Personal information
- Full name: Tsholofelo Selemela-Thipe
- Nationality: South Africa
- Born: 9 December 1986 (age 39) Rustenburg, North West Province, South Africa
- Height: 1.50 m (4 ft 11 in)
- Weight: 51 kg (112 lb)

Sport
- Sport: Athletics
- Event: Sprint
- Club: Royal Bafokeng Athletics
- Coached by: Eugene Thipe

Achievements and titles
- Personal best: 400 m: 51.15 s (2009)

Medal record
Women's athletics
Representing South Africa
African Championships
| Bronze medal – third place | 2008 Addis Ababa | 4×100 m |

= Tsholofelo Thipe =

South African sprinter (born 1986)

Tsholofelo Thipe (née Selemela) (born 9 December 1986) is a South African sprinter, who specialized in the 400 metres. She set a personal best time of 51.15 seconds by winning the 400 metres event at the 2009 South African Championships in Stellenbosch. She was born in Rustenburg, North West Province.

==Career and training==
Thipe was one of the first black women to represent South Africa on the track when she competed in the 400 metres at the 2008 Summer Olympics in Beijing. She ran in the sixth heat against seven other athletes, including Jamaica's Novlene Williams and Great Britain's Nicola Sanders, both of whom were heavy favorites in this event. She finished the race in sixth place, seventy-three hundredths (0.73) of a second ahead of Albania's Klodiana Shala, with a time of 54.11 seconds. Thipe failed to advance into the semi-finals, as she placed forty-third overall, and finished below the three automatic-advancement slots for the next round.

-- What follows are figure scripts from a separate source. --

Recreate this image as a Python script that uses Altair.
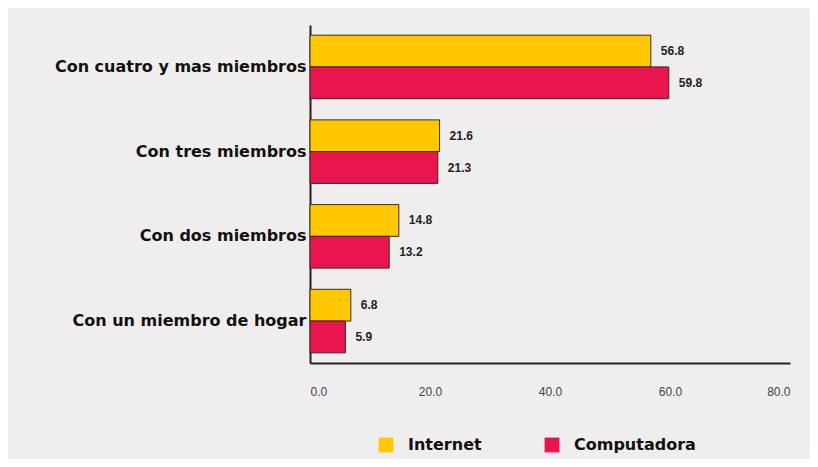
import altair as alt
import pandas as pd

categories = ["Con cuatro y mas miembros", "Con tres miembros", "Con dos miembros", "Con un miembro de hogar"]
series = ["Internet", "Computadora"]
internet = [56.8, 21.6, 14.8, 6.8]
computadora = [59.8, 21.3, 13.2, 5.9]
x_ticks = [0, 20, 40, 60, 80]

rows = []
for c, a, b in zip(categories, internet, computadora):
    rows.append({"cat": c, "serie": "Internet", "val": a})
    rows.append({"cat": c, "serie": "Computadora", "val": b})
df = pd.DataFrame(rows)

color_scale = alt.Scale(domain=series, range=["#FFC800", "#E8154E"])

base = alt.Chart(df).encode(
    y=alt.Y("cat:N", sort=categories, title=None,
            scale=alt.Scale(paddingInner=0.25, paddingOuter=0.12),
            axis=alt.Axis(labelFont="DejaVu Sans", labelFontSize=16, labelFontWeight="bold",
                          labelColor="#111", labelLimit=300, labelPadding=4, ticks=False,
                          domainColor="#222", domainWidth=2)),
    yOffset=alt.YOffset("serie:N", sort=series),
)

bars = base.mark_bar(stroke="#3a2a10", strokeWidth=1).encode(
    x=alt.X("val:Q", title=None, scale=alt.Scale(domain=[0, 80], nice=False),
            axis=alt.Axis(values=x_ticks, format=".1f", grid=False, ticks=False,
                          labelFont="Liberation Sans", labelFontSize=12, labelColor="#444",
                          labelPadding=23, domainColor="#222", domainWidth=2)),
    color=alt.Color("serie:N", scale=color_scale, sort=series, title=None,
                    legend=alt.Legend(orient="none", legendX=68, legendY=412, direction="horizontal",
                                      symbolType="square", symbolSize=220, symbolStrokeWidth=0,
                                      labelFont="DejaVu Sans", labelFontSize=16,
                                      labelFontWeight="bold", labelColor="#111",
                                      labelOffset=14, columnPadding=62)),
)

labels = base.mark_text(align="left", dx=10, font="Liberation Sans", fontSize=12,
                        fontWeight="bold", color="#222").encode(
    x="val:Q",
    text=alt.Text("val:Q", format=".1f"),
)

chart = (bars + labels).properties(
    width=480, height=338,
    autosize=alt.AutoSizeParams(type="none"),
    padding={"left": 302, "top": 17, "right": 20, "bottom": 96},
    background="#F0EDEE",
).configure_view(stroke=None)

chart.save("out.html", embed_options={"renderer": "svg", "actions": False})
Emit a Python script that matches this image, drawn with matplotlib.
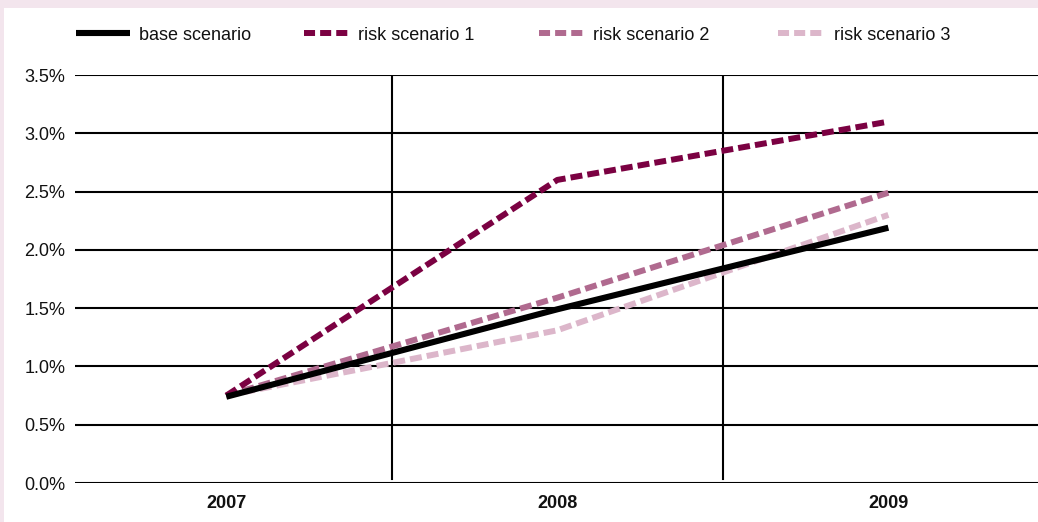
import matplotlib
matplotlib.use("Agg")
import matplotlib.pyplot as plt
from matplotlib.patches import Rectangle
from matplotlib.ticker import FuncFormatter

plt.rcParams["font.family"] = ["Liberation Sans", "DejaVu Sans"]

years = ["2007", "2008", "2009"]
base = [0.74, 1.49, 2.19]
risk1 = [0.75, 2.60, 3.10]
risk2 = [0.75, 1.59, 2.49]
risk3 = [0.75, 1.31, 2.30]
y_ticks = [0.0, 0.5, 1.0, 1.5, 2.0, 2.5, 3.0, 3.5]

W, H = 1038, 522
FS = 13
fig = plt.figure(figsize=(W / 100, H / 100), dpi=100, facecolor="#f3e5ed")
fig.patches.append(Rectangle((4 / W, 0), 1, 1 - 8 / H, transform=fig.transFigure,
                             facecolor="white", edgecolor="none", zorder=-10))

ax = fig.add_axes([75 / W, (H - 483) / H, (W - 75) / W, (483 - 75) / H])
ax.set_facecolor("none")

x = list(range(len(years)))
dash_style = dict(linewidth=4.3, dashes=(2.0, 0.85), dash_capstyle="butt", solid_capstyle="butt")
l3, = ax.plot(x, risk3, color="#dcb6ca", label="risk scenario 3", zorder=3, **dash_style)
l2, = ax.plot(x, risk2, color="#b06a8f", label="risk scenario 2", zorder=4, **dash_style)
l1, = ax.plot(x, risk1, color="#7b0142", label="risk scenario 1", zorder=5, **dash_style)
l0, = ax.plot(x, base, color="black", linewidth=4.4, solid_capstyle="butt",
              label="base scenario", zorder=6)

ax.set_xlim(-0.457, 2.452)
ax.set_ylim(0, 3.5)
ax.set_yticks(y_ticks)
ax.yaxis.set_major_formatter(FuncFormatter(lambda v, p: f"{v:.1f}%"))
ax.set_xticks(x)
ax.set_xticklabels(years, fontweight="bold")
ax.tick_params(axis="both", length=0, labelsize=FS, colors="#111111")
ax.tick_params(axis="y", pad=7)
ax.tick_params(axis="x", pad=9)

for v in y_ticks:
    ax.axhline(v, color="black", linewidth=1.5, zorder=1)
for v in [0.5, 1.5]:
    ax.axvline(v, ymin=0.01, ymax=1, color="black", linewidth=1.5, zorder=1)

for s in ax.spines.values():
    s.set_visible(False)

# one legend entry per series, each anchored at its own position along the top
entries = [(l0, 76, 3.0), (l1, 304, 2.5), (l2, 539, 2.5), (l3, 778, 2.6)]
for line, px, hl in entries:
    leg = fig.legend([line], [line.get_label()], loc="center left",
                     bbox_to_anchor=(px / W, 1 - 35 / H), frameon=False,
                     fontsize=FS, handlelength=hl, handletextpad=0.5,
                     borderaxespad=0, borderpad=0)
    for t in leg.get_texts():
        t.set_color("#111111")
    if line is not l0:
        leg.legend_handles[0].set_dashes((1.85, 0.85))

fig.savefig("out.png", dpi=100, facecolor=fig.get_facecolor())
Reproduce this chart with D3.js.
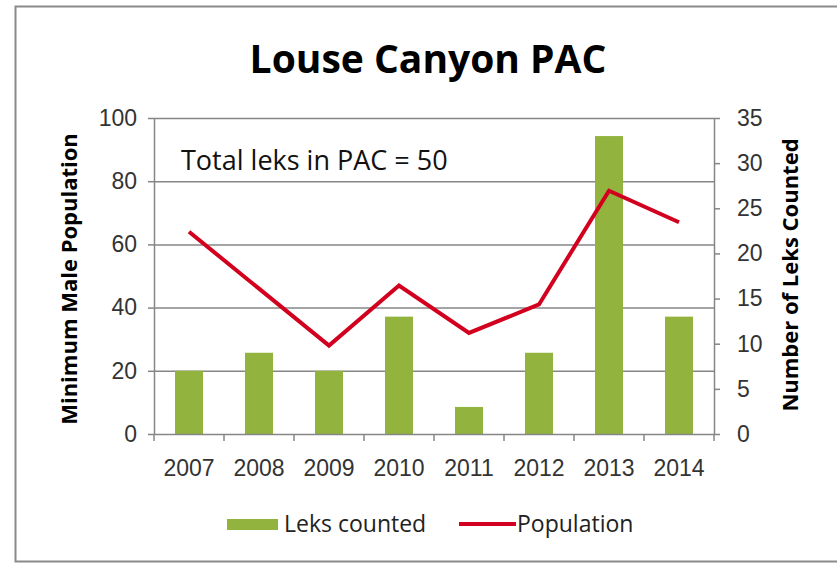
<!DOCTYPE html>
<html>
<head>
<meta charset="utf-8">
<script src="https://cdn.jsdelivr.net/npm/d3@7"></script>
<style>
  body { margin: 0; background: #fff; }
  svg { display: block; font-family: "Open Sans", "Noto Sans", sans-serif; }
</style>
</head>
<body>
<div id="app"></div>
<script>
const years = ['2007', '2008', '2009', '2010', '2011', '2012', '2013', '2014'];
const leksCounted = [7, 9, 7, 13, 3, 9, 33, 13];
const population = [64, 46, 28, 47, 32, 41, 77, 67];
const popTicks = [0, 20, 40, 60, 80, 100];
const lekTicks = [0, 5, 10, 15, 20, 25, 30, 35];

const width = 837;
const height = 563;
const plot = { left: 154, right: 714, top: 118, bottom: 434 };
const axisGrey = '#868686';

const svg = d3.select('#app').append('svg')
	.attr('width', width)
	.attr('height', height);

// chart frame
svg.append('rect')
	.attr('x', 15.5).attr('y', 6.5)
	.attr('width', 840).attr('height', 555)
	.attr('fill', '#fff')
	.attr('stroke', '#8a8a8a')
	.attr('stroke-width', 2);

const x = d3.scaleBand()
	.domain(years)
	.range([plot.left, plot.right])
	.paddingInner(0.6)
	.paddingOuter(0.3);

const yPop = d3.scaleLinear().domain([0, 100]).range([plot.bottom, plot.top]);
const yLek = d3.scaleLinear().domain([0, 35]).range([plot.bottom, plot.top]);

// gridlines
svg.append('g')
	.selectAll('line')
	.data(popTicks.filter((d) => d > 0))
	.join('line')
	.attr('x1', plot.left).attr('x2', plot.right)
	.attr('y1', (d) => yPop(d) + 0.5).attr('y2', (d) => yPop(d) + 0.5)
	.attr('stroke', axisGrey)
	.attr('stroke-width', 1.5);

// bars
svg.append('g')
	.selectAll('rect')
	.data(years)
	.join('rect')
	.attr('x', (d) => x(d))
	.attr('y', (d, i) => yLek(leksCounted[i]))
	.attr('width', x.bandwidth())
	.attr('height', (d, i) => yLek(0) - yLek(leksCounted[i]))
	.attr('fill', '#92b43f');

// population line
const line = d3.line()
	.x((d, i) => x(years[i]) + x.bandwidth() / 2)
	.y((d) => yPop(d));

svg.append('path')
	.datum(population)
	.attr('d', line)
	.attr('fill', 'none')
	.attr('stroke', '#d2001e')
	.attr('stroke-width', 4);

// axes
const styleAxis = (g) => {
	g.select('.domain').attr('stroke', axisGrey).attr('stroke-width', 1.5);
	g.selectAll('.tick line').attr('stroke', axisGrey).attr('stroke-width', 1.5);
	g.selectAll('.tick text').attr('fill', '#333').attr('font-size', 23);
};

svg.append('g')
	.attr('transform', `translate(${plot.left},0)`)
	.call(d3.axisLeft(yPop).tickValues(popTicks).tickSize(6).tickSizeOuter(0).tickPadding(11))
	.call(styleAxis);

svg.append('g')
	.attr('transform', `translate(${plot.right},0)`)
	.call(d3.axisRight(yLek).tickValues(lekTicks).tickSize(6).tickSizeOuter(0).tickPadding(17))
	.call(styleAxis);

const xAxis = svg.append('g')
	.attr('transform', `translate(0,${plot.bottom})`)
	.call(d3.axisBottom(x).tickSize(0).tickSizeOuter(0).tickPadding(26))
	.call(styleAxis);

// category boundary ticks
xAxis.append('g')
	.selectAll('line')
	.data(d3.range(years.length + 1))
	.join('line')
	.attr('x1', (i) => plot.left + i * x.step())
	.attr('x2', (i) => plot.left + i * x.step())
	.attr('y1', 0).attr('y2', 7)
	.attr('stroke', axisGrey)
	.attr('stroke-width', 1.5);

// title
svg.append('text')
	.attr('x', 428).attr('y', 73)
	.attr('text-anchor', 'middle')
	.attr('font-size', 39)
	.attr('font-weight', 'bold')
	.attr('fill', '#000')
	.text('Louse Canyon PAC');

svg.append('text')
	.attr('x', 181).attr('y', 170)
	.attr('font-size', 27)
	.attr('fill', '#111')
	.text('Total leks in PAC = 50');

// axis titles
svg.append('text')
	.attr('transform', 'translate(77,279) rotate(-90)')
	.attr('text-anchor', 'middle')
	.attr('font-size', 22)
	.attr('font-weight', 'bold')
	.text('Minimum Male Population');

svg.append('text')
	.attr('transform', 'translate(798,275) rotate(-90)')
	.attr('text-anchor', 'middle')
	.attr('font-size', 22)
	.attr('font-weight', 'bold')
	.text('Number of Leks Counted');

// legend
const legend = svg.append('g');
legend.append('rect')
	.attr('x', 227).attr('y', 519)
	.attr('width', 51).attr('height', 11)
	.attr('fill', '#92b43f');
legend.append('text')
	.attr('x', 284).attr('y', 532)
	.attr('font-size', 23)
	.attr('fill', '#222')
	.text('Leks counted');
legend.append('line')
	.attr('x1', 459).attr('x2', 516)
	.attr('y1', 524).attr('y2', 524)
	.attr('stroke', '#d2001e')
	.attr('stroke-width', 4);
legend.append('text')
	.attr('x', 517).attr('y', 532)
	.attr('font-size', 23)
	.attr('fill', '#222')
	.text('Population');
</script>
</body>
</html>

Thipe also sought to qualify for her second Olympics in London. She finished fifth in the final of the 400 metres at the 2012 African Athletics Championships in Porto-Novo, Benin; however, her time of 52.26 seconds was insufficient to secure her place at the Olympics. On October 16, 2012, Thipe was among the ten South African athletes who had failed the drug test for banned substances, including norandrosterone, from the African Championships. She blamed the national team's doctor for prescribing her a contraceptive pill called Norlevo, which contains the banned substance, and slammed Athletics South Africa (ASA) for their failure to follow correct procedure by disclosing the results of her doping test to the media before convening a hearing in which she could defend herself.

Thipe is also a resident athlete of Royal Bafokeng Athletics Club in Rustenburg. She is trained by her husband, Eugene Thipe, who also coaches sprinter and national record holder Simon Magakwe, a three-time finalist at the African Athletics Championships.